The ST3 vote added eight rail projects and two bus-rapid transit lines, bringing estimated spending to just over $90 billion for the coming 25 years, or $2.4 billion in 2019 managed by Rogoff.

Seattle Mayor Jenny Durkan has changed her views, since she voted March 1 against giving Rogoff a chance to recover through a performance-improvement plan.

“We have had just a year to work together now and he has been extremely collaborative, as well as the Sound Transit staff,” Durkan said Thursday. That is a high-stakes relationship as the agency considers additional tunnels, which probably would require Seattle tax increases, to satisfy communities in West Seattle, the Chinatown International District and Ballard.

Dammeier pointed to those projects, along with frequent escalator failures at the University of Washington Station, as reason not to increase Rogoff’s pay.

Beyond the scrutiny of Rogoff’s temperament, cost of the Lynnwood and Federal Way extensions have each increased $500 million since last year, before any ST3 tunnels are added, Dammeier said.

“I am very concerned right now, our process for West Seattle, we are going to add another $700 million to that project.

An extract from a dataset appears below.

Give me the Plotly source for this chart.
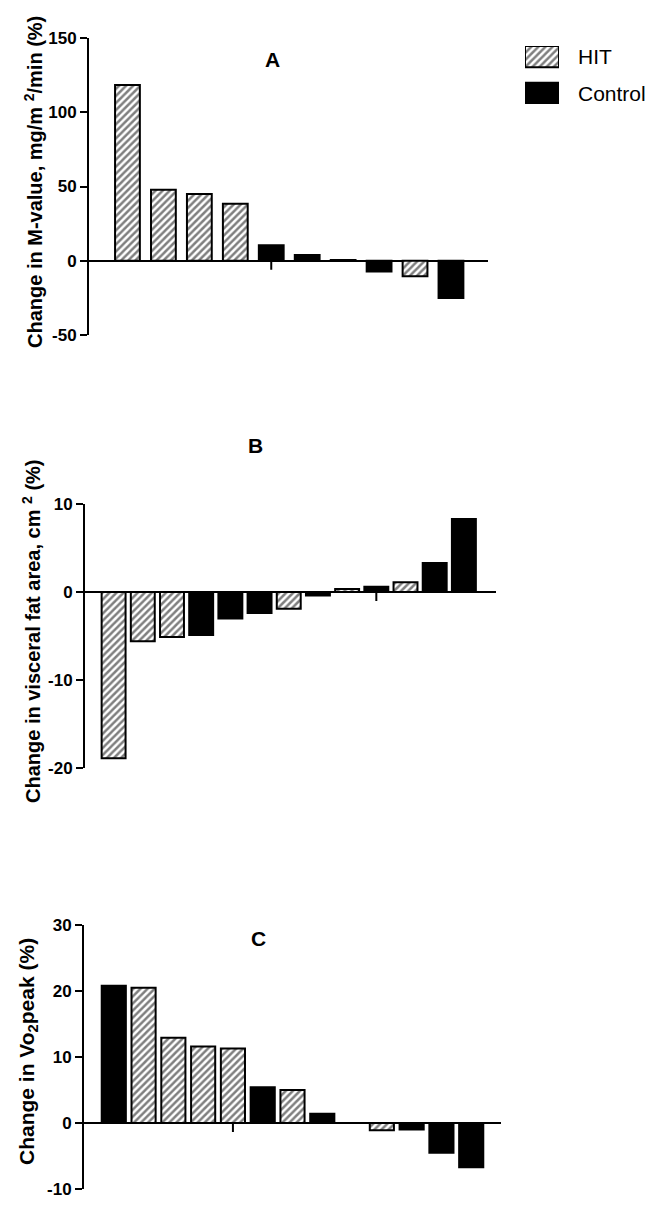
import plotly.graph_objects as go

# Panel A: change in M-value (%)
a_values = [118.4, 47.8, 45.0, 38.4, 10.5, 3.8, 0.5, -7.2, -10.5, -25.0]
a_groups = ["HIT", "HIT", "HIT", "HIT", "Control", "Control", "Control", "Control", "HIT", "Control"]
a_ticks = [-50, 0, 50, 100, 150]

# Panel B: change in visceral fat area (%)
b_values = [-18.9, -5.6, -5.1, -4.9, -3.0, -2.4, -1.9, -0.4, 0.35, 0.6, 1.1, 3.3, 8.3]
b_groups = ["HIT", "HIT", "HIT", "Control", "Control", "Control", "HIT", "Control", "HIT",
            "Control", "HIT", "Control", "Control"]
b_ticks = [-20, -10, 0, 10]

# Panel C: change in VO2peak (%)
c_values = [20.8, 20.5, 12.9, 11.6, 11.3, 5.4, 5.0, 1.4, 0.0, -1.1, -1.0, -4.5, -6.7]
c_groups = ["Control", "HIT", "HIT", "HIT", "HIT", "Control", "HIT", "Control", "HIT",
            "HIT", "Control", "Control", "Control"]
c_ticks = [-10, 0, 10, 20, 30]

legend_labels = ["HIT", "Control"]

# the page body has an 8px margin, so the figure is a bit smaller than the window
PAGE_MARGIN = 8
W, H = 666 - PAGE_MARGIN, 1210 - PAGE_MARGIN
FONT = "Liberation Sans, Arial, Helvetica, sans-serif"


def px_x(x):
    return (x - PAGE_MARGIN) / W


def px_y(y):
    return 1 - (y - PAGE_MARGIN) / H


def bar_marker(group):
    if group == "HIT":
        return dict(
            color="white",
            pattern=dict(shape="/", fgcolor="black", bgcolor="white", size=5, solidity=0.5),
            line=dict(color="black", width=2),
        )
    return dict(color="black", line=dict(color="black", width=2))


panels = [
    dict(values=a_values, groups=a_groups, ticks=a_ticks, yrange=[-50, 150], xrange=[-0.07, 11.03],
         width=0.69, xdom=(89, 488), ydom=(335, 38), mid_tick=5, letter="A", letter_pos=(272, 60),
         title="Change in M-value, mg/m <sup>2</sup>/min (%)", title_pos=(34, 182), title_size=20),
    dict(values=b_values, groups=b_groups, ticks=b_ticks, yrange=[-20, 10], xrange=[0.02, 14.1],
         width=0.82, xdom=(85, 496), ydom=(768, 504), mid_tick=10, letter="B", letter_pos=(255, 445),
         title="Change in visceral fat area, cm <sup>2</sup> (%)", title_pos=(31, 631), title_size=20),
    dict(values=c_values, groups=c_groups, ticks=c_ticks, yrange=[-10, 30], xrange=[0.0, 14.0],
         width=0.81, xdom=(84, 501), ydom=(1189, 925), mid_tick=5, letter="C", letter_pos=(258, 938),
         title="Change in Vo<sub>2</sub>peak (%)", title_pos=(28, 1052), title_size=21),
]

fig = go.Figure()
annotations = []

for i, p in enumerate(panels, start=1):
    suffix = "" if i == 1 else str(i)
    xa, ya = "x" + suffix, "y" + suffix
    for group in ("HIT", "Control"):
        xs = [k + 1 for k, g in enumerate(p["groups"]) if g == group]
        ys = [v for v, g in zip(p["values"], p["groups"]) if g == group]
        fig.add_trace(go.Bar(x=xs, y=ys, width=p["width"], xaxis=xa, yaxis=ya,
                             marker=bar_marker(group), showlegend=False))

    fig.update_layout(**{
        "xaxis" + suffix: dict(domain=[px_x(p["xdom"][0]), px_x(p["xdom"][1])], range=p["xrange"],
                               anchor=ya, visible=False, fixedrange=True, automargin=False),
        "yaxis" + suffix: dict(domain=[px_y(p["ydom"][0]), px_y(p["ydom"][1])], range=p["yrange"],
                               anchor=xa, tickvals=p["ticks"], ticktext=[str(t) for t in p["ticks"]],
                               ticks="outside", ticklen=7, tickwidth=2, tickcolor="black",
                               showline=True, linecolor="black", linewidth=2,
                               zeroline=True, zerolinecolor="black", zerolinewidth=2,
                               showgrid=False, fixedrange=True, automargin=False,
                               tickfont=dict(family=FONT, size=17, color="black", weight="bold")),
    })

    # single tick mark on the zero line
    fig.add_shape(type="line", xref=xa, yref=ya, x0=p["mid_tick"], x1=p["mid_tick"],
                  ysizemode="pixel", yanchor=0, y0=0, y1=-9,
                  line=dict(color="black", width=2))

    annotations.append(dict(text="<b>%s</b>" % p["letter"], xref="paper", yref="paper",
                            x=px_x(p["letter_pos"][0]), y=px_y(p["letter_pos"][1]),
                            xanchor="center", yanchor="middle",
                            showarrow=False, font=dict(family=FONT, size=21, color="black")))
    annotations.append(dict(text="<b>%s</b>" % p["title"], xref="paper", yref="paper",
                            x=px_x(p["title_pos"][0]), y=px_y(p["title_pos"][1]), textangle=-90,
                            xanchor="center", yanchor="middle",
                            showarrow=False, font=dict(family=FONT, size=p["title_size"], color="black")))

# legend swatches on their own little axis
fig.add_trace(go.Bar(x=[1], y=[1], orientation="h", width=0.58, xaxis="x4", yaxis="y4",
                     marker=bar_marker("HIT"), showlegend=False))
fig.add_trace(go.Bar(x=[1], y=[0], orientation="h", width=0.58, xaxis="x4", yaxis="y4",
                     marker=bar_marker("Control"), showlegend=False))
fig.update_layout(
    xaxis4=dict(domain=[px_x(525), px_x(559)], range=[0, 1], anchor="y4", visible=False,
                fixedrange=True, automargin=False),
    yaxis4=dict(domain=[px_y(104), px_y(46)], range=[-0.29, 1.29], anchor="x4", visible=False,
                fixedrange=True, automargin=False),
)
for label, ypos in zip(legend_labels, [57, 93]):
    annotations.append(dict(text=label, xref="paper", yref="paper", x=px_x(576), y=px_y(ypos),
                            xanchor="left", yanchor="middle", showarrow=False,
                            font=dict(family=FONT, size=21, color="black")))

fig.update_layout(
    width=W, height=H,
    margin=dict(l=0, r=0, t=0, b=0, pad=0),
    barmode="overlay",
    plot_bgcolor="white", paper_bgcolor="white",
    annotations=annotations,
    showlegend=False,
)

fig.write_html("out.html")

I am concerned our process in Ballard could add another $500 million to the budget,” he said.

On the other hand, Rogoff has reminded the board and other politicians several times, in public sessions, to keep affordability in mind, and make hard decisions in time to nominate preferred Seattle corridors in spring 2019.

In defending the 11 percent boost, Somers said that considering Rogoff’s missed bonus in 2017, and no bonus decision yet for 2018, the CEO’s pay trajectory isn’t much different from a hypothetical white-collar employee who may have received a simple 5 percent inflation raise for each of the last two years.